(CHALLENGE) Using the listing below, output only the lines from the one that contains "Give me the matplotlib source for this chart." through the one that contains "yticks = [0, -5, -10, -15, -20, -25, -30, -35, -40]", inclusive, exactly as given and without images.

### DATASET ROWS ###

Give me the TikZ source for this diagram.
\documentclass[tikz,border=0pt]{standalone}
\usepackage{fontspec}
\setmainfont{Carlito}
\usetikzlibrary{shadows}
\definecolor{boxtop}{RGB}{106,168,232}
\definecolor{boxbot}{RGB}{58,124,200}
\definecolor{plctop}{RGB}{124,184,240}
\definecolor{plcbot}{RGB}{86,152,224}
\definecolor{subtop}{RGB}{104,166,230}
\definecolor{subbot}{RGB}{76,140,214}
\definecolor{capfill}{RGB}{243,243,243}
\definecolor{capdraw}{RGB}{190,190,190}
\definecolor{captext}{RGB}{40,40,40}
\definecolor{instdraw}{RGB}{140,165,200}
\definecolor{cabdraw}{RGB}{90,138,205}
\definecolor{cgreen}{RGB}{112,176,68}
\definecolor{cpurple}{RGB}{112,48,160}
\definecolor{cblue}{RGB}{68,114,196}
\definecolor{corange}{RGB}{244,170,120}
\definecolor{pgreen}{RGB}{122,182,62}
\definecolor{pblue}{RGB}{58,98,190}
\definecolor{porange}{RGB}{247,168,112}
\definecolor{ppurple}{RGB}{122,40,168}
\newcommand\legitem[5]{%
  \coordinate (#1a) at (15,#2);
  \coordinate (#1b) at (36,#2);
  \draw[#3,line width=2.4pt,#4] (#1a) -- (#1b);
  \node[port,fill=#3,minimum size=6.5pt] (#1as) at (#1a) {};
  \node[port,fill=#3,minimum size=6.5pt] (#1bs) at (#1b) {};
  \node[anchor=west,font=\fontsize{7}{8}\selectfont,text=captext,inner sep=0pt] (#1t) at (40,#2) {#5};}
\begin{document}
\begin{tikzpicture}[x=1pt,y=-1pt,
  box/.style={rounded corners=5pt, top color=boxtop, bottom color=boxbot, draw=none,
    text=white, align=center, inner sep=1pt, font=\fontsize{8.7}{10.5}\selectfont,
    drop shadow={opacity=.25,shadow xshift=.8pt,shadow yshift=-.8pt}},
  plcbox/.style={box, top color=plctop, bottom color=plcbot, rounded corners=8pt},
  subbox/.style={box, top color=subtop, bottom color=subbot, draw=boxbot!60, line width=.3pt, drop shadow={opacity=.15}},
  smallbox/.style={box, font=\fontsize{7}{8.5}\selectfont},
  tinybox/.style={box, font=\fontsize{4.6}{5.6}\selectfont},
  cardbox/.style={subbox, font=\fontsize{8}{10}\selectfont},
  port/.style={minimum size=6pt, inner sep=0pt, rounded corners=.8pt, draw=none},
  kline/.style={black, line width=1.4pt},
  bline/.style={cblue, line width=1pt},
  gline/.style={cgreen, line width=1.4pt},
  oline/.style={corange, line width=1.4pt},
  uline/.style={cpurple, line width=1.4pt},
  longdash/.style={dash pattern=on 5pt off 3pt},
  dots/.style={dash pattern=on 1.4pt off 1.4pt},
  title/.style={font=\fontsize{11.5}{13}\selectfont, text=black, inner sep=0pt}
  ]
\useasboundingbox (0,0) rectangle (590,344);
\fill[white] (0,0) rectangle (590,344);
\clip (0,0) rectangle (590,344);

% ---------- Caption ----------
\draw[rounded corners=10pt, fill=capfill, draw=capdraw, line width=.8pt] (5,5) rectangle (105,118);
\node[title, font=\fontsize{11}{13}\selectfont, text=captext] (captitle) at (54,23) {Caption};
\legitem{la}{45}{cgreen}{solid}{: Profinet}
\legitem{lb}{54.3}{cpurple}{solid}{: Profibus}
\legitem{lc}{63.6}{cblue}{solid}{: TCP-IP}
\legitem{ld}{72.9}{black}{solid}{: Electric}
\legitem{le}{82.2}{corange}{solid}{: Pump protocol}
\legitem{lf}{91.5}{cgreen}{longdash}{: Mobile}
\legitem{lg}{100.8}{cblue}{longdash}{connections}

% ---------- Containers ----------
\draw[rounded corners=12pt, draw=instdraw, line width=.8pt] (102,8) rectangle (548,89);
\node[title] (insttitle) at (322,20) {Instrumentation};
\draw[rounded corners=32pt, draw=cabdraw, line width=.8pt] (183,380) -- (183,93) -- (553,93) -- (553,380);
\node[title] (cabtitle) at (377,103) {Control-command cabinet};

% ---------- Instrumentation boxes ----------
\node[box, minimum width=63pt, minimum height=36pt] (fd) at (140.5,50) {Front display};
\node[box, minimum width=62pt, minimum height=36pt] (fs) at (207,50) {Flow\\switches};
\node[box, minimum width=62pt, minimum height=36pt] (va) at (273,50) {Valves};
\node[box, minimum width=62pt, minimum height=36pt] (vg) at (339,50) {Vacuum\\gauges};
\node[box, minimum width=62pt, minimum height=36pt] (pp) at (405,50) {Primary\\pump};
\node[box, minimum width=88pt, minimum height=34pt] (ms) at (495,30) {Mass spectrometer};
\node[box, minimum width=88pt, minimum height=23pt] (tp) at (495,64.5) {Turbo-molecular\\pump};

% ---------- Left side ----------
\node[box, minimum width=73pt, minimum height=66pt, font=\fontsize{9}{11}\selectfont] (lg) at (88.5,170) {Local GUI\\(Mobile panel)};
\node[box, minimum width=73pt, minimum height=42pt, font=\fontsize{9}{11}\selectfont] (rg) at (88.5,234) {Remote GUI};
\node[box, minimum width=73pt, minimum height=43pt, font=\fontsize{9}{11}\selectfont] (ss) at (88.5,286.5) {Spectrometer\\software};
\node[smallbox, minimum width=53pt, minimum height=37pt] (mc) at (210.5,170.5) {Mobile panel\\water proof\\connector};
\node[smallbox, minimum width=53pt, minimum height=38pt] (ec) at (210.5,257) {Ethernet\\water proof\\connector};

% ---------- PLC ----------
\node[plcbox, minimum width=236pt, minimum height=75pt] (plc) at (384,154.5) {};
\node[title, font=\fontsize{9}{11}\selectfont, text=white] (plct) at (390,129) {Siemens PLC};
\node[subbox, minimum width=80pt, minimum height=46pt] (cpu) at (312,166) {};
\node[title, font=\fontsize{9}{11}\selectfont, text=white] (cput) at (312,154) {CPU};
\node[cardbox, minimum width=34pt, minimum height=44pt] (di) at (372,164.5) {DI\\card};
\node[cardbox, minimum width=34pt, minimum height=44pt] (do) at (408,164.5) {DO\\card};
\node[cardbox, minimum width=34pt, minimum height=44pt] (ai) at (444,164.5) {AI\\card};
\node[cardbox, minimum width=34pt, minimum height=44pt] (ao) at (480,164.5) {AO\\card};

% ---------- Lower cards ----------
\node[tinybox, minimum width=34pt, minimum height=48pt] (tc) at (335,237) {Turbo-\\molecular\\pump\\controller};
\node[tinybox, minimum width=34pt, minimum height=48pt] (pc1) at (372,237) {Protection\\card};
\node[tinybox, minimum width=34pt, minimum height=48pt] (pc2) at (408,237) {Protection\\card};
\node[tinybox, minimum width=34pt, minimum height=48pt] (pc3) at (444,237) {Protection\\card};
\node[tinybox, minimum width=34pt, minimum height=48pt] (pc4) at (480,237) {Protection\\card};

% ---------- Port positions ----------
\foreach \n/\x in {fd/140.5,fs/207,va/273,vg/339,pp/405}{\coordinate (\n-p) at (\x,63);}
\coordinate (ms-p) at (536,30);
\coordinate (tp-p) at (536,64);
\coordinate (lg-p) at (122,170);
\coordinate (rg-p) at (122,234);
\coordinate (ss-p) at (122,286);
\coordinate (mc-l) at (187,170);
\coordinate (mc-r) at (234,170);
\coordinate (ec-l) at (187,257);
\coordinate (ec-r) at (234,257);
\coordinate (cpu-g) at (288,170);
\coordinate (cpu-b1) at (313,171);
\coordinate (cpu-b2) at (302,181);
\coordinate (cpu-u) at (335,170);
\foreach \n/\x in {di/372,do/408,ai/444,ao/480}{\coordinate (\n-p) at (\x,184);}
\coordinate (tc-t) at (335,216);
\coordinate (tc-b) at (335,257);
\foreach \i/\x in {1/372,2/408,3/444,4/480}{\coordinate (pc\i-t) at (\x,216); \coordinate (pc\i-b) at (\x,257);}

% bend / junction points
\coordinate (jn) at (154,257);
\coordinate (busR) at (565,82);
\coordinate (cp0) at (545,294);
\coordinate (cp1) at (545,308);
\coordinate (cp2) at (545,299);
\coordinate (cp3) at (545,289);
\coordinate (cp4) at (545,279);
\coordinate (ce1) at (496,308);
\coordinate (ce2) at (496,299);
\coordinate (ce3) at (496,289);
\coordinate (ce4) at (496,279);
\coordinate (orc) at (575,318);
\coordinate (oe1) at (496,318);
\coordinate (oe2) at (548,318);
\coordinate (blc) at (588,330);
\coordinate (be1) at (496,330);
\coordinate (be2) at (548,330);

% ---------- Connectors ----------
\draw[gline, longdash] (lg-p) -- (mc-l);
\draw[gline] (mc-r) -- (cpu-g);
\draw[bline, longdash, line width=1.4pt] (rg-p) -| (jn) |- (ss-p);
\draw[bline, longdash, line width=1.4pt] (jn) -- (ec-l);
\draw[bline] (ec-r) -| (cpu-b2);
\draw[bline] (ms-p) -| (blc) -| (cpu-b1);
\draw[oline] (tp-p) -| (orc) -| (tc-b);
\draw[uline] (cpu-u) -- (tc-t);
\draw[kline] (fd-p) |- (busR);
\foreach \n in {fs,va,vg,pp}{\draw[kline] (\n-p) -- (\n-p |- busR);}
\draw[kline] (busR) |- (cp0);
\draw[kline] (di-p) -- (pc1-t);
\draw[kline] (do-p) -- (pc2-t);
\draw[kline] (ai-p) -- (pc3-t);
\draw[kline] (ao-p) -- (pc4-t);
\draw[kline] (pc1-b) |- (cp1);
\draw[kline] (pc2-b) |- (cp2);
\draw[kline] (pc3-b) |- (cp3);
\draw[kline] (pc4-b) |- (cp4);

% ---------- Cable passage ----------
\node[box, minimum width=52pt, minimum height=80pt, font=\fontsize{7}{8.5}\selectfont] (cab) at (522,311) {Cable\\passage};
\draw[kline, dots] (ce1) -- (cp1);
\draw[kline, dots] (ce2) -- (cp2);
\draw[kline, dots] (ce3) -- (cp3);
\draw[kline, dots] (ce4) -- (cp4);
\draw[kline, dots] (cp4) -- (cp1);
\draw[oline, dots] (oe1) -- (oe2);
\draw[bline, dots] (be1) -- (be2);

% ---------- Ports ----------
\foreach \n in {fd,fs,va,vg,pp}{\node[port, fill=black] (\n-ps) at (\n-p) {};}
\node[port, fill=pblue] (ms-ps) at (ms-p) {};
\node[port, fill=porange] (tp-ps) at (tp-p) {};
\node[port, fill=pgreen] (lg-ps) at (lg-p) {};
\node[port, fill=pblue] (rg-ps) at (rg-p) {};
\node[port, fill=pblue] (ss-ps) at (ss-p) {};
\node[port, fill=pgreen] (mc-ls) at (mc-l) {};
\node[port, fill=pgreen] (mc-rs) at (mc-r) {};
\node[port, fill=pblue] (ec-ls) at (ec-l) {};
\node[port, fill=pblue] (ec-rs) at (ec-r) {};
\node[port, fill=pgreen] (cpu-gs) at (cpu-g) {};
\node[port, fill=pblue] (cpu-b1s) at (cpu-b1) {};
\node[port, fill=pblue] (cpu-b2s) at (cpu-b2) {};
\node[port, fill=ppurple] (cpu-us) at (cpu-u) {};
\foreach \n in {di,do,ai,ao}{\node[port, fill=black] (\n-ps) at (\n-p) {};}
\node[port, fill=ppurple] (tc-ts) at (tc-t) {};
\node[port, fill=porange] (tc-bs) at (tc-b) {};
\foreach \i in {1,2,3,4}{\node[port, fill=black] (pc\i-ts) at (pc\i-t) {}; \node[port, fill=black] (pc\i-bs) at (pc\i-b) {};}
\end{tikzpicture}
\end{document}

###
### DATASET ROWS ###

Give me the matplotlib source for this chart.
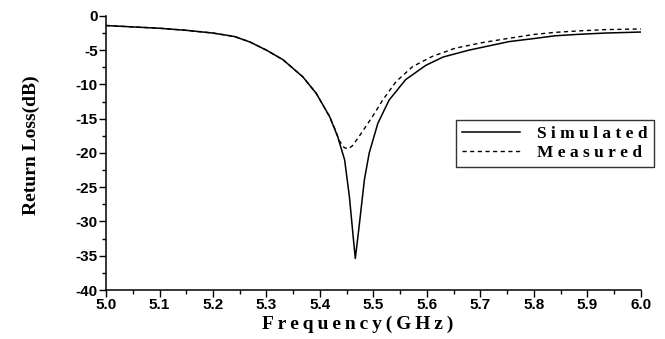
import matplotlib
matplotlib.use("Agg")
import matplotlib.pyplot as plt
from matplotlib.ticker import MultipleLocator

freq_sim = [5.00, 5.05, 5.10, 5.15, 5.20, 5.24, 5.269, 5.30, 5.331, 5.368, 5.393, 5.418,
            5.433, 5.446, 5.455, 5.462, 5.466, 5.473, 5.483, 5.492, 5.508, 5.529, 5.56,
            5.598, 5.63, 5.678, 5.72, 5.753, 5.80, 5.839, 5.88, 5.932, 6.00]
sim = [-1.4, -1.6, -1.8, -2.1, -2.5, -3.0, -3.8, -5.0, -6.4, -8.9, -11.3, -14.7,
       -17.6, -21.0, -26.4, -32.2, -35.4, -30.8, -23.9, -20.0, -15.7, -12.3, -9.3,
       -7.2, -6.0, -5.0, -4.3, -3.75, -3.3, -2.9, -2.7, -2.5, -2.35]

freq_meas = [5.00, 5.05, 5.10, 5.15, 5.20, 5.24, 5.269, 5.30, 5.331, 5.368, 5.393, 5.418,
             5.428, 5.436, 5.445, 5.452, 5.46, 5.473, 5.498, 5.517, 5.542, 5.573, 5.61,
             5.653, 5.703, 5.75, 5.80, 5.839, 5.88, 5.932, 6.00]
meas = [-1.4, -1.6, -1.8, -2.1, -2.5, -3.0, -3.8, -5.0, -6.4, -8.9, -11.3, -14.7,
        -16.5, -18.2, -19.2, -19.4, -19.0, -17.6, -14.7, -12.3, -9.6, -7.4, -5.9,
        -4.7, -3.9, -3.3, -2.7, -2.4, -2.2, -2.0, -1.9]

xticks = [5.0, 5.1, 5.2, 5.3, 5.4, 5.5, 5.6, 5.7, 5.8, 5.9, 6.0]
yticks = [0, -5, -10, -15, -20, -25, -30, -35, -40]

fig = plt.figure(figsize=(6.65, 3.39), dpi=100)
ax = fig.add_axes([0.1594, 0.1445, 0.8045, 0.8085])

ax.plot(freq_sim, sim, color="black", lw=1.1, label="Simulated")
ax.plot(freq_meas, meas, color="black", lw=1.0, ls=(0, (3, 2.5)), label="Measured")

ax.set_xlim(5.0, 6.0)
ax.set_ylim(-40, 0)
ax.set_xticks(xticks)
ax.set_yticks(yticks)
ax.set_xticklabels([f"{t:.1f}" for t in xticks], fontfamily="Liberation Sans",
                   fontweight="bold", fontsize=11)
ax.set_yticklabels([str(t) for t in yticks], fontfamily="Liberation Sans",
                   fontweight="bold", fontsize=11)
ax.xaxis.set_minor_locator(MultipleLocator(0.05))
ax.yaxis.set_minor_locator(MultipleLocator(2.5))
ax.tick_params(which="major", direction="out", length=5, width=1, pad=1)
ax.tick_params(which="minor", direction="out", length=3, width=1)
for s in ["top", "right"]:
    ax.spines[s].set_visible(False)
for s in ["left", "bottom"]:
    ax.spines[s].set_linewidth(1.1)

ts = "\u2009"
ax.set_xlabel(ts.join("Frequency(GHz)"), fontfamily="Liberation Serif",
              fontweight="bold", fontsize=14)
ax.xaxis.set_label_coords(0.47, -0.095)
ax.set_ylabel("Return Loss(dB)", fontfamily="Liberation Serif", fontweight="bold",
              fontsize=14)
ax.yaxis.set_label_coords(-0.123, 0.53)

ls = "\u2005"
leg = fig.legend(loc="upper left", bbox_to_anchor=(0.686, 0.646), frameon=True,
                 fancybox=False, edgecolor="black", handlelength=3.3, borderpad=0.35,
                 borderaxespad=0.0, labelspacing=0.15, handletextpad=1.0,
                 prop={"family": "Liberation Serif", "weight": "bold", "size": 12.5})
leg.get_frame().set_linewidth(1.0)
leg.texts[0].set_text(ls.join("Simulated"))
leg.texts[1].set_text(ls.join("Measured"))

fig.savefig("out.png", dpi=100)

###

(FINISHED EXERCISE)
Give me the matplotlib source for this chart.
import matplotlib
matplotlib.use("Agg")
import matplotlib.pyplot as plt
from matplotlib.ticker import MultipleLocator

freq_sim = [5.00, 5.05, 5.10, 5.15, 5.20, 5.24, 5.269, 5.30, 5.331, 5.368, 5.393, 5.418,
            5.433, 5.446, 5.455, 5.462, 5.466, 5.473, 5.483, 5.492, 5.508, 5.529, 5.56,
            5.598, 5.63, 5.678, 5.72, 5.753, 5.80, 5.839, 5.88, 5.932, 6.00]
sim = [-1.4, -1.6, -1.8, -2.1, -2.5, -3.0, -3.8, -5.0, -6.4, -8.9, -11.3, -14.7,
       -17.6, -21.0, -26.4, -32.2, -35.4, -30.8, -23.9, -20.0, -15.7, -12.3, -9.3,
       -7.2, -6.0, -5.0, -4.3, -3.75, -3.3, -2.9, -2.7, -2.5, -2.35]

freq_meas = [5.00, 5.05, 5.10, 5.15, 5.20, 5.24, 5.269, 5.30, 5.331, 5.368, 5.393, 5.418,
             5.428, 5.436, 5.445, 5.452, 5.46, 5.473, 5.498, 5.517, 5.542, 5.573, 5.61,
             5.653, 5.703, 5.75, 5.80, 5.839, 5.88, 5.932, 6.00]
meas = [-1.4, -1.6, -1.8, -2.1, -2.5, -3.0, -3.8, -5.0, -6.4, -8.9, -11.3, -14.7,
        -16.5, -18.2, -19.2, -19.4, -19.0, -17.6, -14.7, -12.3, -9.6, -7.4, -5.9,
        -4.7, -3.9, -3.3, -2.7, -2.4, -2.2, -2.0, -1.9]

xticks = [5.0, 5.1, 5.2, 5.3, 5.4, 5.5, 5.6, 5.7, 5.8, 5.9, 6.0]
yticks = [0, -5, -10, -15, -20, -25, -30, -35, -40]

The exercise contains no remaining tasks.